NPQCD Non-Perturbative QCD
Understanding the properties of strong interactions at large distances and in extreme conditions

Abstract

The main activity of our group concerns the investigation of strong interactions at large distances, where the coupling gets large and a perturbative approach fails.
Why are color degrees of freedom, quarks and gluons, not visible in Nature and instead confined into hadrons? Can we understand that in terms of the general properties of non-Abelian gauge theories and of their ground state? Is confinement a permanent state of matter, or conditions may exist or may have existed in our Universe, described by different phases of the theory? What is the nature of such phases and what the behavior of strongly interacting matter under extreme conditions, represented by finite temperature, baryon density or external background fields?
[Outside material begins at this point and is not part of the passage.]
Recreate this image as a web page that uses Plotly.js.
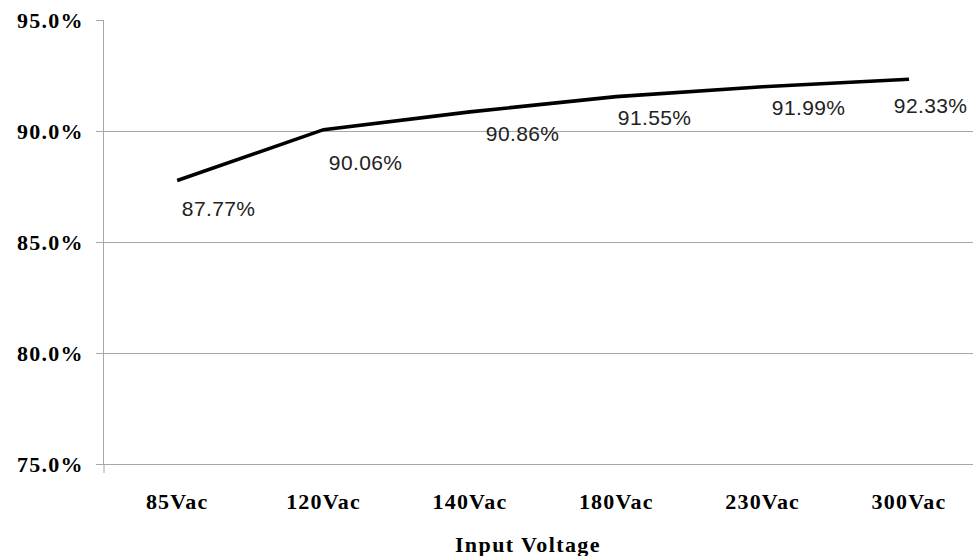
<!DOCTYPE html>
<html>
<head>
<meta charset="utf-8">
<script src="https://cdn.plot.ly/plotly-3.0.1.min.js"></script>
<style>
  html, body { margin: 0; padding: 0; background: #ffffff; }
  #chart { width: 973px; height: 556px; }
  #chart .xtick text, #chart .ytick text { letter-spacing: 1.2px; }
  #chart g.annotation text { letter-spacing: 0.4px; }
  #chart g.annotation[data-index="6"] text { letter-spacing: 1.4px; }
</style>
</head>
<body>
<div id="chart"></div>
<script>
// ---- data ----
const categories = ["85Vac", "120Vac", "140Vac", "180Vac", "230Vac", "300Vac"];
const efficiency = [87.77, 90.06, 90.86, 91.55, 91.99, 92.33];
const yTickValues = [75, 80, 85, 90, 95];
const xAxisTitle = "Input Voltage";

// ---- label placement (pixel offsets from each point) ----
const labelDx = [41, 42, 53, 38, 46, 21];
const labelDy = [-28, -33, -22, -21, -21, -26];

const serifBold = { family: "Liberation Serif, Times New Roman, serif", size: 22, color: "#000000", weight: "bold" };
const gridGray = "#a6a6a6";

const trace = {
  type: "scatter",
  mode: "lines",
  x: categories,
  y: efficiency,
  line: { color: "#000000", width: 3.6 },
  hoverinfo: "skip"
};

const annotations = efficiency.map((v, i) => ({
  x: categories[i],
  y: v,
  xref: "x",
  yref: "y",
  text: v.toFixed(2) + "%",
  showarrow: false,
  xshift: labelDx[i],
  yshift: labelDy[i],
  font: { family: "Liberation Sans, Arial, sans-serif", size: 21, color: "#222222" }
}));

annotations.push({
  xref: "paper",
  yref: "paper",
  x: 0.488,
  y: -0.182,
  xanchor: "center",
  yanchor: "middle",
  text: "<b>" + xAxisTitle + "</b>",
  showarrow: false,
  font: { family: "Liberation Serif, Times New Roman, serif", size: 22, color: "#000000" }
});

const layout = {
  width: 973,
  height: 556,
  margin: { l: 104, r: 0, t: 20, b: 92, pad: 0 },
  paper_bgcolor: "#ffffff",
  plot_bgcolor: "#ffffff",
  showlegend: false,
  xaxis: {
    type: "category",
    range: [-0.5, 5.437],
    showgrid: false,
    zeroline: false,
    showline: true,
    linecolor: gridGray,
    linewidth: 1,
    ticks: "",
    tickfont: serifBold,
    ticklabelstandoff: 18,
    fixedrange: true
  },
  yaxis: {
    range: [75, 95],
    tickvals: yTickValues,
    ticktext: yTickValues.map(v => v.toFixed(1) + "%"),
    showgrid: true,
    gridcolor: gridGray,
    gridwidth: 1,
    zeroline: false,
    showline: true,
    linecolor: gridGray,
    linewidth: 1,
    ticks: "outside",
    ticklen: 7,
    tickcolor: gridGray,
    tickfont: serifBold,
    ticklabelstandoff: 8,
    fixedrange: true
  },
  shapes: [{
    type: "line",
    xref: "paper",
    yref: "paper",
    ysizemode: "pixel",
    yanchor: 0,
    x0: 0, x1: 0,
    y0: 0, y1: -9,
    line: { color: gridGray, width: 1 }
  }],
  annotations: annotations
};

Plotly.newPlot("chart", [trace], layout, { displayModeBar: false, staticPlot: true });
</script>
</body>
</html>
Those are the fundamental questions that move our research. Our non-perturbative investigation instruments are represented by numerical simulations of QCD on a Euclidean space-time lattice, complemented by the study of effective models. Our research is relevant to many phenomenological and experimental contexts, going from modelling the Early Universe to ultrarelativistic heavy ion collisions.
Most efforts are devoted to the following activities:
  1. Study of color confinement and topological properties in QCD and QCD-like theories. The final goal is to understand the structure of the QCD vacuum and to determine the relevant degrees of freedom around the transition;
  2. Investigation of the QCD phase diagram, with a focus on the chiral properties of the theory and on the determination of the phase structure at finite baryon density;
  3. Determination of the properties of QCD in the presence of magnetic and/or chromomagnetic backgrounds fields. The main focus is on the effects of the background fields on the vacuum structure and on the magnetic properties of strongly interacting matter around the phase transition.
  4. Development of new algorithms to approach computationally difficult problems (e.g., QCD at finite density and the sign problem). Exploration of computational architectures at the frontier of HPC.